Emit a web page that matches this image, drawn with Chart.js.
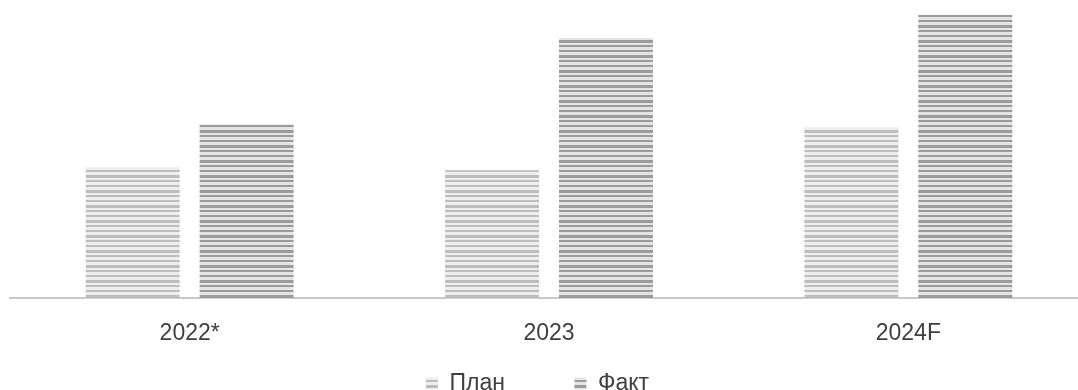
<!DOCTYPE html>
<html>
<head>
<meta charset="utf-8">
<script src="https://cdn.jsdelivr.net/npm/chart.js@4.4.1/dist/chart.umd.min.js"></script>
<style>
  html, body { margin: 0; padding: 0; background: #fff; overflow: hidden; }
  #wrap { position: relative; width: 1088px; height: 405px; }
</style>
</head>
<body>
<div id="wrap"><canvas id="chart"></canvas></div>
<script>
// data (no axis shown, relative units)
const categories = ['2022*', '2023', '2024F'];
const planValues = [131, 128, 171];
const factValues = [174, 260, 283];
const seriesNames = ['План', 'Факт'];

// horizontal stripe fill like the original bars
function stripes(dark, light) {
  const c = document.createElement('canvas');
  c.width = 4; c.height = 15;
  const g = c.getContext('2d');
  g.fillStyle = light;
  g.fillRect(0, 0, 4, 15);
  g.fillStyle = dark;
  [[0, 2], [5, 2], [10, 3]].forEach(([y, h]) => g.fillRect(0, y, 4, h));
  return g.createPattern(c, 'repeat');
}

const planFill = stripes('#bdbdbd', '#eeeeee');
const factFill = stripes('#9b9b9b', '#e4e4e4');
const font = { family: 'Liberation Sans', size: 23 };

new Chart(document.getElementById('chart'), {
  type: 'bar',
  data: {
    labels: categories,
    datasets: [
      { label: seriesNames[0], data: planValues, backgroundColor: planFill },
      { label: seriesNames[1], data: factValues, backgroundColor: factFill }
    ]
  },
  options: {
    responsive: true,
    maintainAspectRatio: false,
    animation: false,
    layout: { padding: { left: 10, right: 0, top: 8, bottom: 0 } },
    datasets: { bar: { categoryPercentage: 0.634, barPercentage: 0.825 } },
    scales: {
      x: {
        grid: { display: false },
        border: { display: true, color: '#c8c8c8', width: 2 },
        ticks: { color: '#404040', font, padding: 13 }
      },
      y: { display: false, min: 0, max: 290 }
    },
    plugins: {
      legend: {
        position: 'bottom',
        labels: {
          color: '#404040',
          font,
          boxWidth: 12, boxHeight: 12, padding: 12,
          generateLabels(chart) {
            const items = Chart.defaults.plugins.legend.labels.generateLabels(chart);
            // wider gap after the first item, as in the original
            items[0].text += '\u2003\u2003\u2002';
            items[1].text += '\u2003';
            return items;
          }
        }
      },
      tooltip: { enabled: false }
    }
  }
});
</script>
</body>
</html>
****
> _TO BE DONE_:
Repeat only the lines from the beginning of the material through the line containing "Sans', size: 23", both ends kept, leaving pictures out.

> _FULL ANSWER_:
Emit a web page that matches this image, drawn with Chart.js.
<!DOCTYPE html>
<html>
<head>
<meta charset="utf-8">
<script src="https://cdn.jsdelivr.net/npm/chart.js@4.4.1/dist/chart.umd.min.js"></script>
<style>
  html, body { margin: 0; padding: 0; background: #fff; overflow: hidden; }
  #wrap { position: relative; width: 1088px; height: 405px; }
</style>
</head>
<body>
<div id="wrap"><canvas id="chart"></canvas></div>
<script>
// data (no axis shown, relative units)
const categories = ['2022*', '2023', '2024F'];
const planValues = [131, 128, 171];
const factValues = [174, 260, 283];
const seriesNames = ['План', 'Факт'];

// horizontal stripe fill like the original bars
function stripes(dark, light) {
  const c = document.createElement('canvas');
  c.width = 4; c.height = 15;
  const g = c.getContext('2d');
  g.fillStyle = light;
  g.fillRect(0, 0, 4, 15);
  g.fillStyle = dark;
  [[0, 2], [5, 2], [10, 3]].forEach(([y, h]) => g.fillRect(0, y, 4, h));
  return g.createPattern(c, 'repeat');
}

const planFill = stripes('#bdbdbd', '#eeeeee');
const factFill = stripes('#9b9b9b', '#e4e4e4');
const font = { family: 'Liberation Sans', size: 23 };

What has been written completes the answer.